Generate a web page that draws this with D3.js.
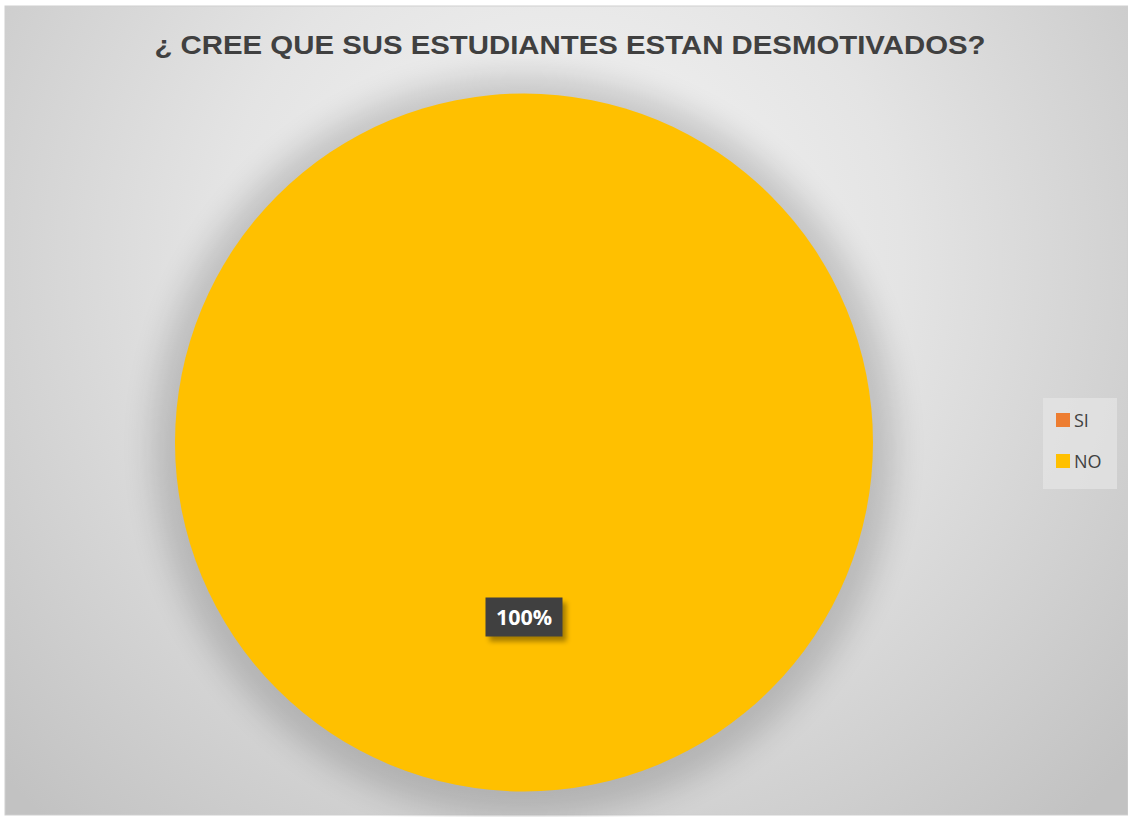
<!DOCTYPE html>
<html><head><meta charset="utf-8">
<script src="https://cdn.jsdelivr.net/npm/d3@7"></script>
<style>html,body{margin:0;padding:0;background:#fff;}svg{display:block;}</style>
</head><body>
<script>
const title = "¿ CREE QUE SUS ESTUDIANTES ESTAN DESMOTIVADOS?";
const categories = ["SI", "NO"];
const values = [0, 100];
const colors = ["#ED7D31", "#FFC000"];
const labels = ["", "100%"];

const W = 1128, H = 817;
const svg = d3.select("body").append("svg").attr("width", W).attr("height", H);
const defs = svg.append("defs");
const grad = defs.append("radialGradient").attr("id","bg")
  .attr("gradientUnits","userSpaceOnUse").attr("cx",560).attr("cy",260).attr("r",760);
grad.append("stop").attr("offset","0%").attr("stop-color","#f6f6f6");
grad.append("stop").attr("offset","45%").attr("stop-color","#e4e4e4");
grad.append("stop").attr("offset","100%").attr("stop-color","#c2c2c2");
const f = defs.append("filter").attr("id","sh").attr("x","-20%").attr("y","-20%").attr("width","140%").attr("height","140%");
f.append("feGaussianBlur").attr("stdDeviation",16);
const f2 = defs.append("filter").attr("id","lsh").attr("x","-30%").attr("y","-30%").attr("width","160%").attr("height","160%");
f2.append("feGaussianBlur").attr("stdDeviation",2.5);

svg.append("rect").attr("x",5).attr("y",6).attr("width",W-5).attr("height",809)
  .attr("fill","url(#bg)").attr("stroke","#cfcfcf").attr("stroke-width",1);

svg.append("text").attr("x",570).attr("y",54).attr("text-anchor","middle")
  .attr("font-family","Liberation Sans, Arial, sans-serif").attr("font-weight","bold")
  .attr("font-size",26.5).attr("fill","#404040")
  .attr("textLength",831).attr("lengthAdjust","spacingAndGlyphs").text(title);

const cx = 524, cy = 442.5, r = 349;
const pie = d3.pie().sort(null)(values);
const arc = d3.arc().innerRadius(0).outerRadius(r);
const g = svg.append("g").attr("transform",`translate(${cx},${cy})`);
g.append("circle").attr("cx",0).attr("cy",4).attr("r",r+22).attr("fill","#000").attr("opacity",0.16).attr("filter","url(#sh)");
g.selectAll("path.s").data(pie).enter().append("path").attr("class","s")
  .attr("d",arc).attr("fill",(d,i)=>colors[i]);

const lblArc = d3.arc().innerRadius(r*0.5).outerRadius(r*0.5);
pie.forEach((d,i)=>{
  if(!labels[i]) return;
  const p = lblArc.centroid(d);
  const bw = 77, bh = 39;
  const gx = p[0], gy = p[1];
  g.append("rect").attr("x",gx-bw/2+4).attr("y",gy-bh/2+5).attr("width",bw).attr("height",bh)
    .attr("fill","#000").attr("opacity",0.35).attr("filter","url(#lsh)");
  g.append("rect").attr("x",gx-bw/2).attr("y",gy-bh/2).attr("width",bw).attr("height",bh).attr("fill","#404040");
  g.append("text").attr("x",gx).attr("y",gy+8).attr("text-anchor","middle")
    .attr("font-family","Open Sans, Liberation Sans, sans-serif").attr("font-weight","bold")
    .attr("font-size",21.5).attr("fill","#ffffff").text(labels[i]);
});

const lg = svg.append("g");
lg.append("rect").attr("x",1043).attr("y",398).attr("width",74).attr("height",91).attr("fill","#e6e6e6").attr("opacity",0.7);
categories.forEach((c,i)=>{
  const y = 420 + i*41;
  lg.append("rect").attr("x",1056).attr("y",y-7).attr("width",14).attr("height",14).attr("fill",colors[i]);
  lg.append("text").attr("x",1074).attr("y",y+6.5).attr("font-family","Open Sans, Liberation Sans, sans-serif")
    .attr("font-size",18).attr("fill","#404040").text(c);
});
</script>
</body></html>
___
(Given instruction):
Please write out all the data again word for word, but not the pictures.

(Task solution):
Generate a web page that draws this with D3.js.
<!DOCTYPE html>
<html><head><meta charset="utf-8">
<script src="https://cdn.jsdelivr.net/npm/d3@7"></script>
<style>html,body{margin:0;padding:0;background:#fff;}svg{display:block;}</style>
</head><body>
<script>
const title = "¿ CREE QUE SUS ESTUDIANTES ESTAN DESMOTIVADOS?";
const categories = ["SI", "NO"];
const values = [0, 100];
const colors = ["#ED7D31", "#FFC000"];
const labels = ["", "100%"];

const W = 1128, H = 817;
const svg = d3.select("body").append("svg").attr("width", W).attr("height", H);
const defs = svg.append("defs");
const grad = defs.append("radialGradient").attr("id","bg")
  .attr("gradientUnits","userSpaceOnUse").attr("cx",560).attr("cy",260).attr("r",760);
grad.append("stop").attr("offset","0%").attr("stop-color","#f6f6f6");
grad.append("stop").attr("offset","45%").attr("stop-color","#e4e4e4");
grad.append("stop").attr("offset","100%").attr("stop-color","#c2c2c2");
const f = defs.append("filter").attr("id","sh").attr("x","-20%").attr("y","-20%").attr("width","140%").attr("height","140%");
f.append("feGaussianBlur").attr("stdDeviation",16);
const f2 = defs.append("filter").attr("id","lsh").attr("x","-30%").attr("y","-30%").attr("width","160%").attr("height","160%");
f2.append("feGaussianBlur").attr("stdDeviation",2.5);

svg.append("rect").attr("x",5).attr("y",6).attr("width",W-5).attr("height",809)
  .attr("fill","url(#bg)").attr("stroke","#cfcfcf").attr("stroke-width",1);

svg.append("text").attr("x",570).attr("y",54).attr("text-anchor","middle")
  .attr("font-family","Liberation Sans, Arial, sans-serif").attr("font-weight","bold")
  .attr("font-size",26.5).attr("fill","#404040")
  .attr("textLength",831).attr("lengthAdjust","spacingAndGlyphs").text(title);

const cx = 524, cy = 442.5, r = 349;
const pie = d3.pie().sort(null)(values);
const arc = d3.arc().innerRadius(0).outerRadius(r);
const g = svg.append("g").attr("transform",`translate(${cx},${cy})`);
g.append("circle").attr("cx",0).attr("cy",4).attr("r",r+22).attr("fill","#000").attr("opacity",0.16).attr("filter","url(#sh)");
g.selectAll("path.s").data(pie).enter().append("path").attr("class","s")
  .attr("d",arc).attr("fill",(d,i)=>colors[i]);

const lblArc = d3.arc().innerRadius(r*0.5).outerRadius(r*0.5);
pie.forEach((d,i)=>{
  if(!labels[i]) return;
  const p = lblArc.centroid(d);
  const bw = 77, bh = 39;
  const gx = p[0], gy = p[1];
  g.append("rect").attr("x",gx-bw/2+4).attr("y",gy-bh/2+5).attr("width",bw).attr("height",bh)
    .attr("fill","#000").attr("opacity",0.35).attr("filter","url(#lsh)");
  g.append("rect").attr("x",gx-bw/2).attr("y",gy-bh/2).attr("width",bw).attr("height",bh).attr("fill","#404040");
  g.append("text").attr("x",gx).attr("y",gy+8).attr("text-anchor","middle")
    .attr("font-family","Open Sans, Liberation Sans, sans-serif").attr("font-weight","bold")
    .attr("font-size",21.5).attr("fill","#ffffff").text(labels[i]);
});

const lg = svg.append("g");
lg.append("rect").attr("x",1043).attr("y",398).attr("width",74).attr("height",91).attr("fill","#e6e6e6").attr("opacity",0.7);
categories.forEach((c,i)=>{
  const y = 420 + i*41;
  lg.append("rect").attr("x",1056).attr("y",y-7).attr("width",14).attr("height",14).attr("fill",colors[i]);
  lg.append("text").attr("x",1074).attr("y",y+6.5).attr("font-family","Open Sans, Liberation Sans, sans-serif")
    .attr("font-size",18).attr("fill","#404040").text(c);
});
</script>
</body></html>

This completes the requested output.